Educational anti HIV stigma interventions
To facilitate HIV prevention in South Africa, educational antistigma interventions need to be implemented with a focus on providing information about the stigmatized condition of people living with HIV, correcting misinformation and negative cultural beliefs and attitudes about the disease, and rectifying inaccurate stereotypes or myths [49]. These interventions may take several forms including national television and radio shows, or regular educational campaigns that discuss and provide information about the actions and behaviors that are stigmatizing, the consequences of stigma experienced by people living with HIV, and the steps that can be taken to eliminate HIV-related stigma, so as to promote prevention efforts. While educational antistigma interventions generally help to address public stigma of HIV, they have also been found to reduce self-stigma, improve stress management, and boost self-esteem [49].

Humanizing HIV
The stigma associated with HIV generally has a negative impact on the quality of life of HIV-positive people and on general prevention efforts. An additional way South Africa can combat HIV-related stigma is to focus on increasing the acceptance of HIV as another kind of disease. The government should make it a punishable offense for the media and other perpetrators who communicate negative and sensational stories about people living with HIV. This will help educate the media and other entities to better understand the reality of the consequences of their activities on people living with HIV- stigma, discrimination, and violence. Communities can also form anti-AIDS clubs and train members to provide care and support to people with HIV and help foster their acceptance within families and communities.

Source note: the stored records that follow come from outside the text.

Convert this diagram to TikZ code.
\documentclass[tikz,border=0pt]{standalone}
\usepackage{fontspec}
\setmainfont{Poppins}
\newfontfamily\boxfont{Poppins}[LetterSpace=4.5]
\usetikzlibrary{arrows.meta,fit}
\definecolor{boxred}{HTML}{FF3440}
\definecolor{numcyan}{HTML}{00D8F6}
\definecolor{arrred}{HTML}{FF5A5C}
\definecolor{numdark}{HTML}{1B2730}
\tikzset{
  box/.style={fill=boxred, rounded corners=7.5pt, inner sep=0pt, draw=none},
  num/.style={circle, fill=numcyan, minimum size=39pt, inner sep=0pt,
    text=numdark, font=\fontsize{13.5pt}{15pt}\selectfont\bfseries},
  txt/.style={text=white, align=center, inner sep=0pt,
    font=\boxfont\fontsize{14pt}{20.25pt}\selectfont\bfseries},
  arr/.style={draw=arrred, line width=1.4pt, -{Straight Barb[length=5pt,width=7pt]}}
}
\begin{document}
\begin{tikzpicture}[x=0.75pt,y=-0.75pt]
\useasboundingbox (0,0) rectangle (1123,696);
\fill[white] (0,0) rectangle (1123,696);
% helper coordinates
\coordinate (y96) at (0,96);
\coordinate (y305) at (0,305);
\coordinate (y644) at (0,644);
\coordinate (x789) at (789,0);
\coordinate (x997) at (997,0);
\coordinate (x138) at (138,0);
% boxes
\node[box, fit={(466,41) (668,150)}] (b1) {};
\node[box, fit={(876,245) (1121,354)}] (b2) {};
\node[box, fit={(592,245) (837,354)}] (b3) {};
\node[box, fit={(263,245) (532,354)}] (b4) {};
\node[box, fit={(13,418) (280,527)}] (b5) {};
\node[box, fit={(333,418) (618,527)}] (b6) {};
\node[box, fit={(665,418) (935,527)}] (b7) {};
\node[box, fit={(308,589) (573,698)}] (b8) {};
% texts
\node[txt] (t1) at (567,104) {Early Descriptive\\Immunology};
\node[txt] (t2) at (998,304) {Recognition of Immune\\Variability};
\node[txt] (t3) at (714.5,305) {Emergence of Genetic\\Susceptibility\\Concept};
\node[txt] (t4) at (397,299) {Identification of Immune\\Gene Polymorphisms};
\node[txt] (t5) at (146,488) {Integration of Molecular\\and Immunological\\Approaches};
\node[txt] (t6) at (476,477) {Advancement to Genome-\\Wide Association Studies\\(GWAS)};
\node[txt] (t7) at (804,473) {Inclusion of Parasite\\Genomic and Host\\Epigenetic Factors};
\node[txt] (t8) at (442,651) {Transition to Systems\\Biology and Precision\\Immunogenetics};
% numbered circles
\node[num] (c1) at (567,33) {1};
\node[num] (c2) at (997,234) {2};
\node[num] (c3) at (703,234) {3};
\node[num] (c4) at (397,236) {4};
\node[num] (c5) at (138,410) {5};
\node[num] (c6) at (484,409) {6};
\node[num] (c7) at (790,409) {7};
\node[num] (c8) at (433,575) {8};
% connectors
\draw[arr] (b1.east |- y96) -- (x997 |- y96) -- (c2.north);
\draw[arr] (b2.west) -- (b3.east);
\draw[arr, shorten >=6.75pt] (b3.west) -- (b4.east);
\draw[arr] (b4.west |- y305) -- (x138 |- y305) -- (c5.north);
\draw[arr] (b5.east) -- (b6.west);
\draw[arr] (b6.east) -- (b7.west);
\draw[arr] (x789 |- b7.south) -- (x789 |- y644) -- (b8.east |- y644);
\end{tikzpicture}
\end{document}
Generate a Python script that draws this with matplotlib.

Involvement of people living with HIV in destigmatizing activities
As was done in Belarus, the South African government can provide people living with HIV with psychological support and legal advice to tackle internalized stigma (feelings of worthlessness, shame, and depression associated with an HIV diagnosis), and engage them in advocating for the implementation and enforcement of a rights-based campaign to raise awareness about HIV-related stigma [50].

Utilization of social workers
As part of their functions, social workers provide leadership and support in the mobilization of community response to HIV. In keeping with the tenets of their HIV Manifesto to promote social justice and to protect human rights among others, social workers can work with community members to eliminate misinformation and misunderstandings about HIV-related stigma. They can bring pressure to bear on the government of South Africa and organizations in the country to adhere to the principles of human rights and the dignity of people living with HIV in accordance with existing Human Rights conventions. They can also work to ensure that these entities respond compassionately to people living with HIV. Social workers can combat HIV-related stigmatization and the resultant discrimination by advocating for people living with HIV, including women and adolescent girls, to be given access to food, housing, education, and health care as well as the backing they need to exercise their rights as citizens regardless of their HIV status.

Conclusion

Research has shown that stigma and discrimination undermine HIV prevention efforts, in that, they make people afraid to disclose their HIV status, seek out HIV information and services to reduce their risk of infection, and to adopt safer behaviors. Thus, stigma, discrimination, and violence weaken the ability of individuals and communities to protect themselves from HIV.

Stigma and discrimination associated with HIV are among the most significant barriers to HIV prevention, treatment, care, and support in South Africa. Since women and adolescent girls in South Africa bear a disproportionate burden of HIV, it is only imperative that prevention efforts in this country target this population and focus on reducing and eventually eliminating stigma. This will encourage women and adolescent girls to disclose their HIV status and seek care without fear and anxiety and in the process, help to increase gains in national HIV prevention efforts.